Adiwarman Karim, an analyst from Karim Consulting told Salaam Gateway there are three main challenges facing the merger process: retaining employees and avoiding layoffs, avoiding shutdown of branches, and the migration of IT systems and portfolios.

The merger will inevitably bring about a duplication of roles across all levels. Instead of layoffs, Karim said it would be better to retain talent as business will grow faster in the next one to two years.

With regards the prospect of shutting down bank branches, it may be easier to completely move to new locations, he said.

The migration of IT systems would probably take longer than moving the different portfolios.

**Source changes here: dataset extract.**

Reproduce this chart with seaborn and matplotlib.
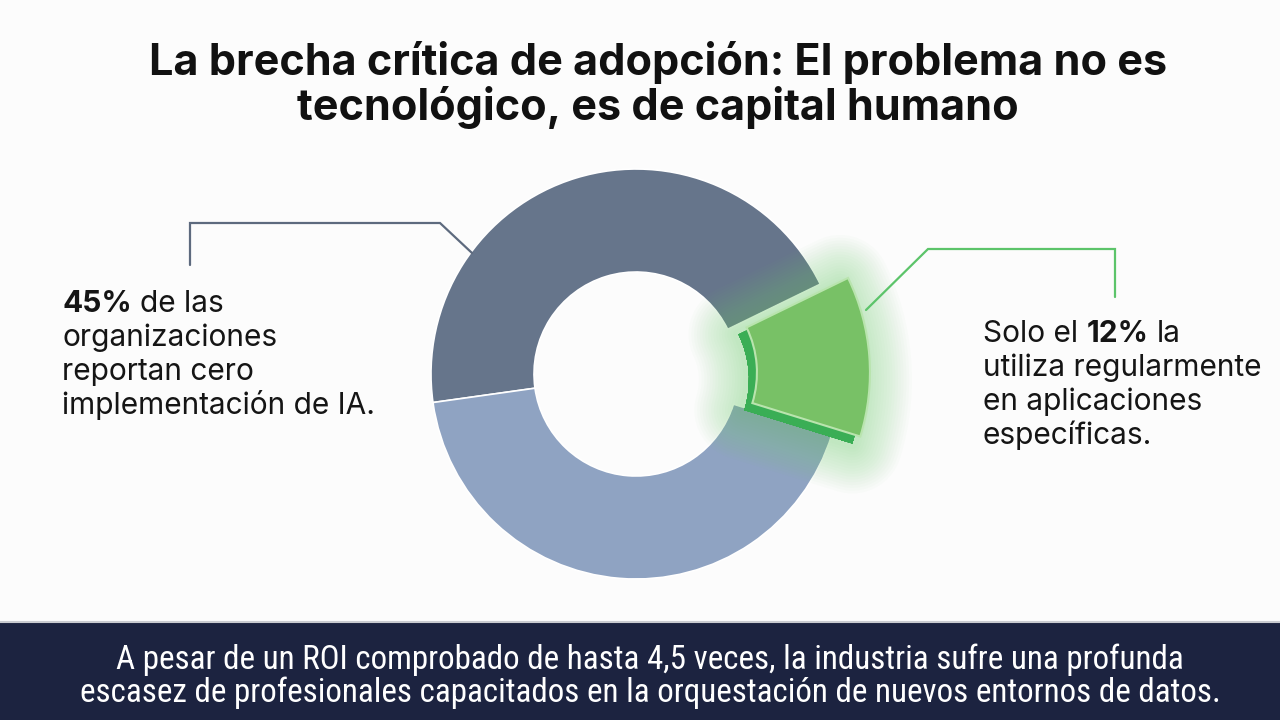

“I’ve seen many Islamic bank mergers and I’ve learned that these three factors play a crucial role. If they can handle these challenges, the merger process will be faster, more effective and efficient,” he said.


There has been a lot more merger actrivity among Islamic banks in the Gulf Cooperation Council (GCC). The most recent announcement came from Saudi Arabia's National Commercial Bank and Samba Financial Group at the end of June. A merger of the two parties would create a bank of around $214 billion in assets. 

Prior to this announcement, Oman Arab Bank completed the acquisition of Alizz Islamic Bank, which created a bank holding 3.2 billion rials ($8.32 billion) in assets. 

Dubai Islamic Bank completed its acquisition of Noor Bank at the start of the year, resulting in around $75 billion in merged assets.

Kuwait Finance House said in April its deal to acquire Bahrain’s Ahli United was temporarily suspended because of the disruption of work activities due to the pandemic. A KFH-Ahli United merged bank will have assets of around $101 billion.